Dataset excerpt:
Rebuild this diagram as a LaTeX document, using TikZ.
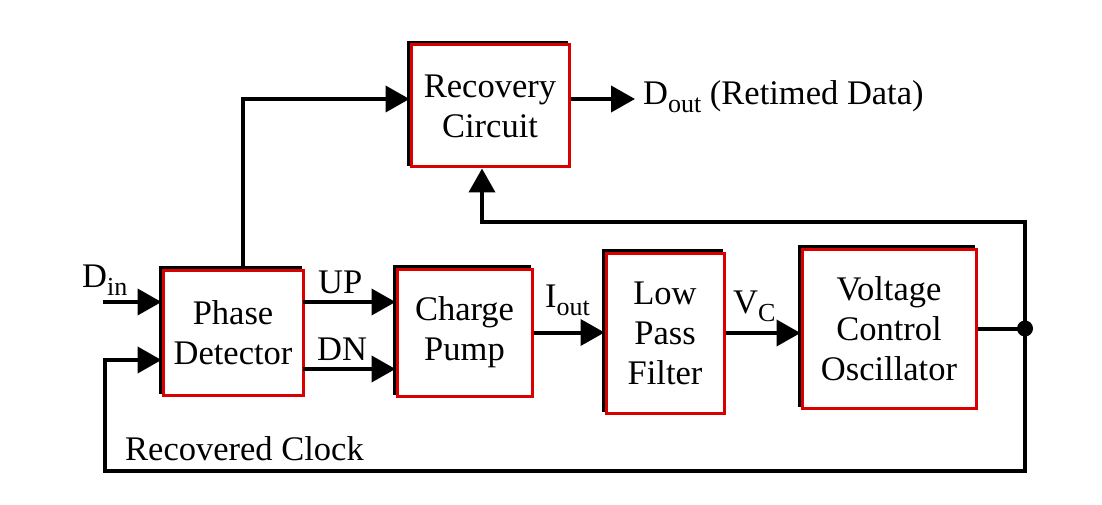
\documentclass[tikz,border=0pt]{standalone}
\usepackage{fontspec}
\setmainfont{Liberation Serif}
\usetikzlibrary{positioning,arrows.meta}
\tikzset{
  block/.style={draw=red!85!black, line width=3pt, fill=white, align=center,
    inner sep=0pt, font=\fontsize{34.5}{40}\selectfont,
    preaction={draw=black, line width=3pt, transform canvas={shift={(-2.5pt,2.5pt)}}}},
  lbl/.style={font=\fontsize{34.5}{40}\selectfont, inner sep=0pt, anchor=base west},
  wire/.style={line width=4pt},
  sig/.style={wire, -{Triangle[length=24pt,width=26pt]}},
}
\newcommand{\sg}[2]{\draw[sig] (#1) -- (#2);}
\newcommand{\sub}[1]{\raisebox{-8pt}{\fontsize{26}{26}\selectfont #1}}

\begin{document}
\begin{tikzpicture}[x=1pt, y=-1pt]
  \useasboundingbox (0,0) rectangle (1102,505);

  % blocks
  \node[block, minimum width=140pt, minimum height=125pt] (pd)  at (233,332.5) {Phase\\Detector};
  \node[block, minimum width=135pt, minimum height=127pt] (cp)  at (464.5,332.5) {Charge\\Pump};
  \node[block, minimum width=118pt, minimum height=160pt] (lpf) at (665,333) {Low\\Pass\\Filter};
  \node[block, minimum width=174pt, minimum height=159pt] (vco) at (889,328.5) {Voltage\\Control\\Oscillator};
  \node[block, minimum width=158pt, minimum height=122pt] (rc)  at (490,106) {Recovery\\Circuit};

  % labels
  \node[lbl] (dinlbl)  at (82,287)  {D\sub{in}};
  \node[lbl] (uplbl)   at (318,293) {UP};
  \node[lbl] (dnlbl)   at (317,360) {DN};
  \node[lbl] (ioutlbl) at (545,307) {I\sub{out}};
  \node[lbl] (vclbl)   at (733,313) {V\sub{C}};
  \node[lbl] (doutlbl) at (643,105) {D\sub{out} (Retimed Data)};
  \node[lbl] (clklbl)  at (125,460) {Recovered Clock};

  % wire points
  \coordinate (din)   at (103,302);
  \coordinate (up)    at (303,302);
  \coordinate (dn)    at (303,369);
  \coordinate (rcin)  at (243,99);
  \coordinate (dout)  at (635,99);
  \coordinate (dot)   at (1025,328.5);
  \coordinate (fbtop) at (482,222);
  \coordinate (fbbot) at (105,471);
  \coordinate (clkin) at (105,360);

  % forward path
  \sg{din}{din -| pd.west}
  \sg{up}{up -| cp.west}
  \sg{dn}{dn -| cp.west}
  \sg{cp.east}{cp.east -| lpf.west}
  \sg{lpf.east}{lpf.east -| vco.west}
  \draw[wire] (vco.east) -- (dot);
  \fill (dot) circle (8pt);

  % data path
  \draw[sig] (pd.north -| rcin) -- (rcin) -- (rcin -| rc.west);
  \sg{rc.east |- rcin}{dout}

  % clock feedback
  \draw[sig] (dot) |- (fbtop) -- (fbtop |- rc.south);
  \draw[sig] (dot) |- (fbbot) -- (clkin) -- (clkin -| pd.west);
\end{tikzpicture}
\end{document}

Set exercise:
Only lines belong in the copy: transcribe those from the start of the data through the line that contains "(clkin) at (105,360);", and skip the pictures.

Task output:
Rebuild this diagram as a LaTeX document, using TikZ.
\documentclass[tikz,border=0pt]{standalone}
\usepackage{fontspec}
\setmainfont{Liberation Serif}
\usetikzlibrary{positioning,arrows.meta}
\tikzset{
  block/.style={draw=red!85!black, line width=3pt, fill=white, align=center,
    inner sep=0pt, font=\fontsize{34.5}{40}\selectfont,
    preaction={draw=black, line width=3pt, transform canvas={shift={(-2.5pt,2.5pt)}}}},
  lbl/.style={font=\fontsize{34.5}{40}\selectfont, inner sep=0pt, anchor=base west},
  wire/.style={line width=4pt},
  sig/.style={wire, -{Triangle[length=24pt,width=26pt]}},
}
\newcommand{\sg}[2]{\draw[sig] (#1) -- (#2);}
\newcommand{\sub}[1]{\raisebox{-8pt}{\fontsize{26}{26}\selectfont #1}}

\begin{document}
\begin{tikzpicture}[x=1pt, y=-1pt]
  \useasboundingbox (0,0) rectangle (1102,505);

  % blocks
  \node[block, minimum width=140pt, minimum height=125pt] (pd)  at (233,332.5) {Phase\\Detector};
  \node[block, minimum width=135pt, minimum height=127pt] (cp)  at (464.5,332.5) {Charge\\Pump};
  \node[block, minimum width=118pt, minimum height=160pt] (lpf) at (665,333) {Low\\Pass\\Filter};
  \node[block, minimum width=174pt, minimum height=159pt] (vco) at (889,328.5) {Voltage\\Control\\Oscillator};
  \node[block, minimum width=158pt, minimum height=122pt] (rc)  at (490,106) {Recovery\\Circuit};

  % labels
  \node[lbl] (dinlbl)  at (82,287)  {D\sub{in}};
  \node[lbl] (uplbl)   at (318,293) {UP};
  \node[lbl] (dnlbl)   at (317,360) {DN};
  \node[lbl] (ioutlbl) at (545,307) {I\sub{out}};
  \node[lbl] (vclbl)   at (733,313) {V\sub{C}};
  \node[lbl] (doutlbl) at (643,105) {D\sub{out} (Retimed Data)};
  \node[lbl] (clklbl)  at (125,460) {Recovered Clock};

  % wire points
  \coordinate (din)   at (103,302);
  \coordinate (up)    at (303,302);
  \coordinate (dn)    at (303,369);
  \coordinate (rcin)  at (243,99);
  \coordinate (dout)  at (635,99);
  \coordinate (dot)   at (1025,328.5);
  \coordinate (fbtop) at (482,222);
  \coordinate (fbbot) at (105,471);
  \coordinate (clkin) at (105,360);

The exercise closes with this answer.